BIMATA.ID, Jakarta – Pengamat politik, Jajat Nurjaman menyampaikan, pertemuan tiga tokoh besar, yakni Susilo Bambang Yudhoyono (SBY), Jusuf Kalla (JK), dan Surya Paloh, diprediksi akan semakin memanaskan suhu politik jelang pemilihan umum (Pemilu) 2024 mendatang.
Tidak hanya itu, pertemuan tersebut juga dinilai bakal mengancam posisi Partai Demokrasi Indonesia Perjuangan (PDIP) yang saat ini menjadi partai penguasa di Indonesia.
Jajat mengemukakan, secara history SBY dan JK memiliki kenangan manis di pemilihan presiden (Pilpres) 2004 lalu. Pada saat itu, duet SBY-JK berhasil mengalahkan pasangan Megawati-Hasyim Muzadi dengan perolehan suara cukup telak.

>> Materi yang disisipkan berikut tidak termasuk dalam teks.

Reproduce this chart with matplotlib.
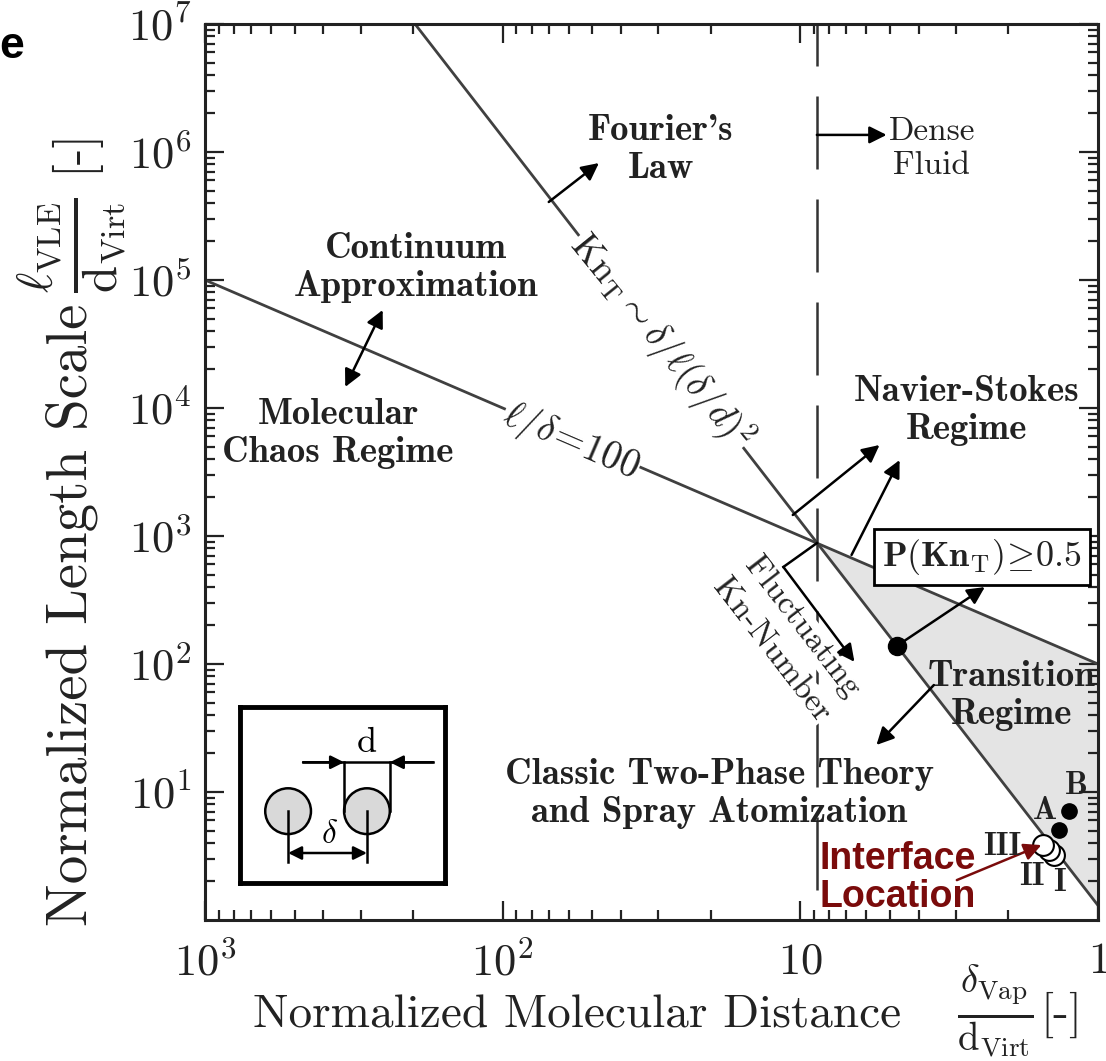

“Wajar jika ada pihak yang menyatakan demikian. Namun, ada perbedaan mendasar dari persaingan kedua kelompok ini mengenai gaya metode kampanye masing-masing. Dari kedua kelompok ini, Pak SBY dikenal dengan gaya kampanye yang memanfaatkan momen sebagai pihak terdzolimi. Sementara, PDIP berhasil berkuasa dua periode dengan gaya merakyatnya,” ucapnya, dalam keterangan tertulis, Rabu (21/09/2022).
“Akan tetapi, jangan lupakan juga bahwa ada koalis Gerindra-PKB yang tokoh Capres-nya dikenal dengan gaya kampanye nasionalis,” lanjut Jajat.
Direktur Eksekutif Nurjaman Center Indonesia Demokrasi (NCID) ini menjelaskan, jika di Pilpres 2024 ada tiga pasangan calon (paslon) atau lebih, maka tentu saja akan membuat berbagai alternatif pilihan calon presiden (Capres) dan calon wakil presiden (Cawapres).
Namun, komposisi dengan tiga paslon atau lebih tentu saja bakal sulit untuk memenangkan satu putaran. Sebaliknya, jika terjadi head to head di antara kelompok tersebut, maka hanya akan dapat ditentukan bilamana lolos di putaran pertama.
Oleh karena itu, meskipun SBY, JK, dan Surya Paloh bersatu, tentu kondisi saat ini berbeda. Mengingat, tokoh yang bakal diusungnya mempunyai latar belakang politik yang berbeda pula.
“Tidak ada yang istimewa dengan bersatunya tiga tokoh tersebut. Karena, pada dasarnya hanya sebatas perang politik antara mantan penguasa dan penguasa saat ini yang menginginkan kekuasaannya kembali,” imbuh Jajat.
“Justru, dalam hal ini pilihan alternatif ada di paslon yang belum pernah berkuasa. Karena, dalam catatan publik tidak mempunyai catatan buruk saat menjadi bagian dari kekuasaan,” tutupnya.